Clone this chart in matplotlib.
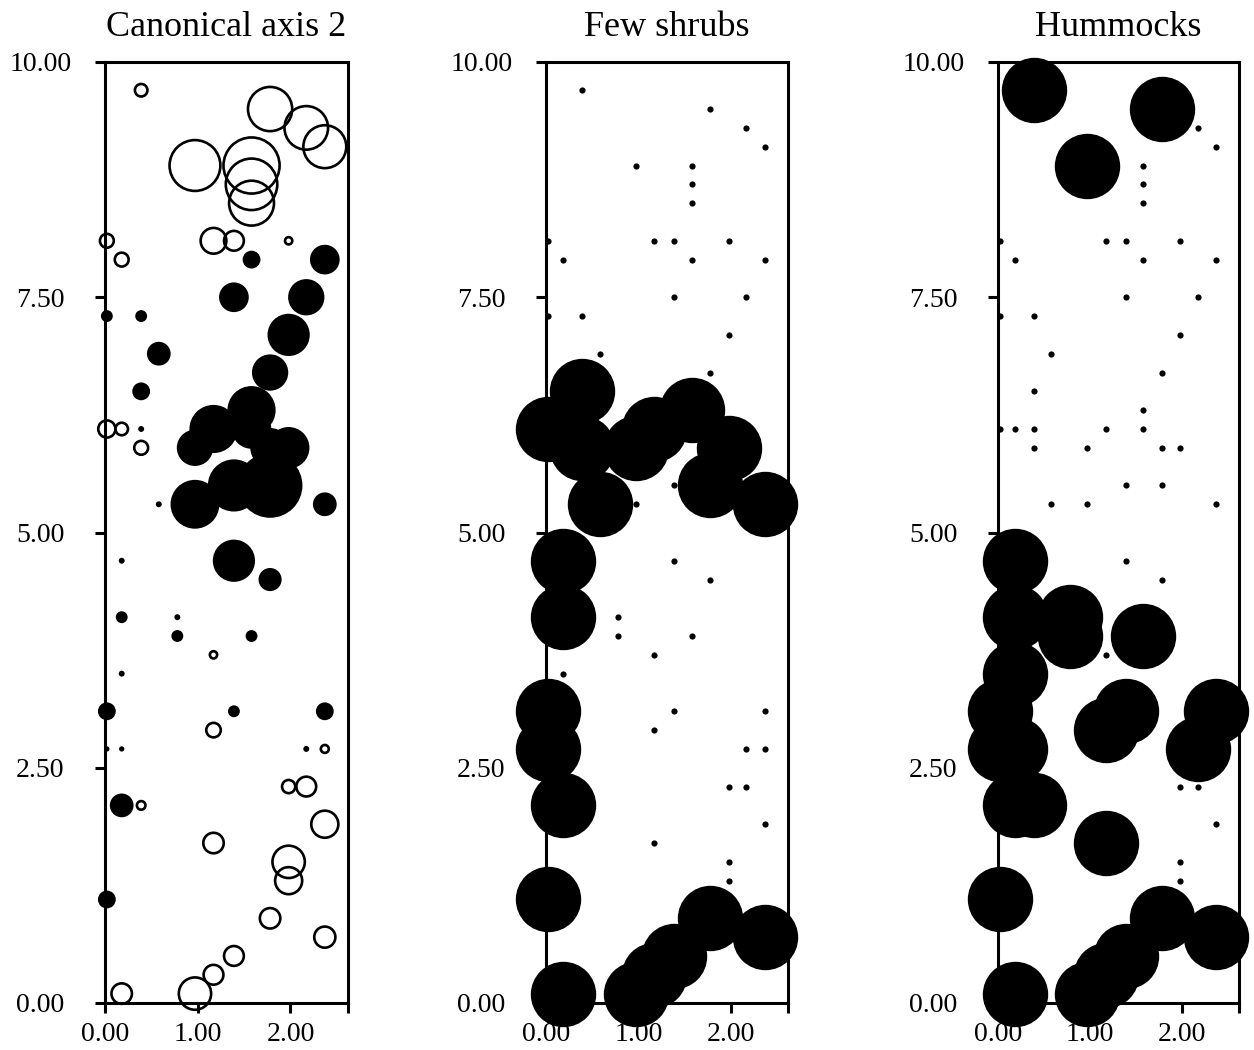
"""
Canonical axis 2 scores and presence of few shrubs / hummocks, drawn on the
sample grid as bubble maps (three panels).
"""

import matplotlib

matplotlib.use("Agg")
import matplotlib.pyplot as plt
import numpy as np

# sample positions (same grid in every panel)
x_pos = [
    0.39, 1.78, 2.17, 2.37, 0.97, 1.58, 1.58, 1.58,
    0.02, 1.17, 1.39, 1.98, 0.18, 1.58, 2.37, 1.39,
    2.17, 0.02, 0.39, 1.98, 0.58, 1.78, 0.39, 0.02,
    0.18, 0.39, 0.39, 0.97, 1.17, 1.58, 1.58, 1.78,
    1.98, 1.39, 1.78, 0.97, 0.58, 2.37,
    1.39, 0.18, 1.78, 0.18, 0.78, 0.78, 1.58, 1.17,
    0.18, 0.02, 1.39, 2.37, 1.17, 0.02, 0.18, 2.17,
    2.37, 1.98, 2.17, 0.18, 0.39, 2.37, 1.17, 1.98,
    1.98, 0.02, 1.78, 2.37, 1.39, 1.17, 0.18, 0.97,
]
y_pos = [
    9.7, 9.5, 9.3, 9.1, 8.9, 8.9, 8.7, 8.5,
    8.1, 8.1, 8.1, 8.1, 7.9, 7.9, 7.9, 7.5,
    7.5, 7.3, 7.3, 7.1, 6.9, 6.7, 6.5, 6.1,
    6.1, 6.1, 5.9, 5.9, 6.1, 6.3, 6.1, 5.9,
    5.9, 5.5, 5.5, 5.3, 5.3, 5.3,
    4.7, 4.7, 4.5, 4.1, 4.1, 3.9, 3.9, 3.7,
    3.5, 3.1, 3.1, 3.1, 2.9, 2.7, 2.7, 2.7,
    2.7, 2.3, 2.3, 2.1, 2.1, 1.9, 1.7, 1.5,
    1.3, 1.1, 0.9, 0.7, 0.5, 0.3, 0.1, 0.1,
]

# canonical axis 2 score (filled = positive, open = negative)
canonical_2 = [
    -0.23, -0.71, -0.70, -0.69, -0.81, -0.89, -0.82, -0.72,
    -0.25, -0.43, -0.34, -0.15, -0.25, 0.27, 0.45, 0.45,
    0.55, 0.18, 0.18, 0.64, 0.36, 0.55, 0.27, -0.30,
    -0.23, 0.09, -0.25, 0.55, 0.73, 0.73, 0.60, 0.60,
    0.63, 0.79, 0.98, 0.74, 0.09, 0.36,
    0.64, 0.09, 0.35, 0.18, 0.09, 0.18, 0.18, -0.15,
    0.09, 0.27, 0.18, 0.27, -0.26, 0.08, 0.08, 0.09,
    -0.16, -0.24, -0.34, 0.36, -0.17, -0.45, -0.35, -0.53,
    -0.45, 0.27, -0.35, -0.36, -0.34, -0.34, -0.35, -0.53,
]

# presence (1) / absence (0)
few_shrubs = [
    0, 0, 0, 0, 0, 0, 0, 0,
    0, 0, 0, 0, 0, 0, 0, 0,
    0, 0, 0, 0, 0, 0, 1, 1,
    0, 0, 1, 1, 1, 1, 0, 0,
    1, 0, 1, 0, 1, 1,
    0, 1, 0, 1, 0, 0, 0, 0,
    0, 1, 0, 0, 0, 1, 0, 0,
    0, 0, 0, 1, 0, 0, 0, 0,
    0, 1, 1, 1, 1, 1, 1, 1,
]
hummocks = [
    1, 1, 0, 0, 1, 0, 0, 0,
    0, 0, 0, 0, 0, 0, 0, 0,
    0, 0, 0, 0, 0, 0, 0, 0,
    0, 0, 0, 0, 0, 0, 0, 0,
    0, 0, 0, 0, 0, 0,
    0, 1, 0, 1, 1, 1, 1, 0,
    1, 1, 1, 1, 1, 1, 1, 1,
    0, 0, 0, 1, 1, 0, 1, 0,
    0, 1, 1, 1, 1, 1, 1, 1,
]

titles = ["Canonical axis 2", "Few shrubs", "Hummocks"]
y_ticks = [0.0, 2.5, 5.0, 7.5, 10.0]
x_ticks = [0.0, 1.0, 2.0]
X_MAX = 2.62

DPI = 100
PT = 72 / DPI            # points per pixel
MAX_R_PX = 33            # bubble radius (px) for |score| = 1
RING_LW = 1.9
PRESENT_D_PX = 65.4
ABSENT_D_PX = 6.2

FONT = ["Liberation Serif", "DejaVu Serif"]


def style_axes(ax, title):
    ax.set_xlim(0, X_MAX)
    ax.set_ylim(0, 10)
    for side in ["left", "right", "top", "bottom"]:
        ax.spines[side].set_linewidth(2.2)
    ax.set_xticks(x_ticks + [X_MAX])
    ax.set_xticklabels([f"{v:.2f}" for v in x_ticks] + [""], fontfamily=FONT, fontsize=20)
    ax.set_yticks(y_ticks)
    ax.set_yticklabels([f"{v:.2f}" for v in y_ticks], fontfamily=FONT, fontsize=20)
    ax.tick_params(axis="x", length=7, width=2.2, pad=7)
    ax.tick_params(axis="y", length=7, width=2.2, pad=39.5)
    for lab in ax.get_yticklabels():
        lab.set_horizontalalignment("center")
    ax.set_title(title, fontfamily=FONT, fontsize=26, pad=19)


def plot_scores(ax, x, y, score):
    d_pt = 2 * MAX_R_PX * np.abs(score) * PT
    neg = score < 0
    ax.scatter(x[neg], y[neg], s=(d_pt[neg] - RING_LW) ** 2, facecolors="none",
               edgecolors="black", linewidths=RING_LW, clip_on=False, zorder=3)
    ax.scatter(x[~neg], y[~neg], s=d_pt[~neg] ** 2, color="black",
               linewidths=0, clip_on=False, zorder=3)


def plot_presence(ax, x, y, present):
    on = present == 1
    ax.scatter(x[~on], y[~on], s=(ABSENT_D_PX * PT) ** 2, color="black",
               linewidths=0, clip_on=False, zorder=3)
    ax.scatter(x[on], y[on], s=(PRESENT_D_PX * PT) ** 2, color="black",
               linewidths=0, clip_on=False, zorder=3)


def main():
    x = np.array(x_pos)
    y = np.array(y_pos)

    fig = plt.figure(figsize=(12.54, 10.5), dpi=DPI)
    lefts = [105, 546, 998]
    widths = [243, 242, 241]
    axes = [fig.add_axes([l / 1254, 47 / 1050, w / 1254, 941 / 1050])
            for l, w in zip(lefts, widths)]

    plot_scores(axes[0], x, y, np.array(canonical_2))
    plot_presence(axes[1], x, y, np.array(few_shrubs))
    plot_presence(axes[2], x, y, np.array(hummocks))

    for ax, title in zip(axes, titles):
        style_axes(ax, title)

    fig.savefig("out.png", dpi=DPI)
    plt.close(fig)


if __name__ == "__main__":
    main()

-- Aim of the exercise --
Begin at the first line of the data above and repeat each line exactly, stopping after the line containing "import numpy as np". Omit the pictures.

-- Result of this exercise --
Clone this chart in matplotlib.
"""
Canonical axis 2 scores and presence of few shrubs / hummocks, drawn on the
sample grid as bubble maps (three panels).
"""

import matplotlib

matplotlib.use("Agg")
import matplotlib.pyplot as plt
import numpy as np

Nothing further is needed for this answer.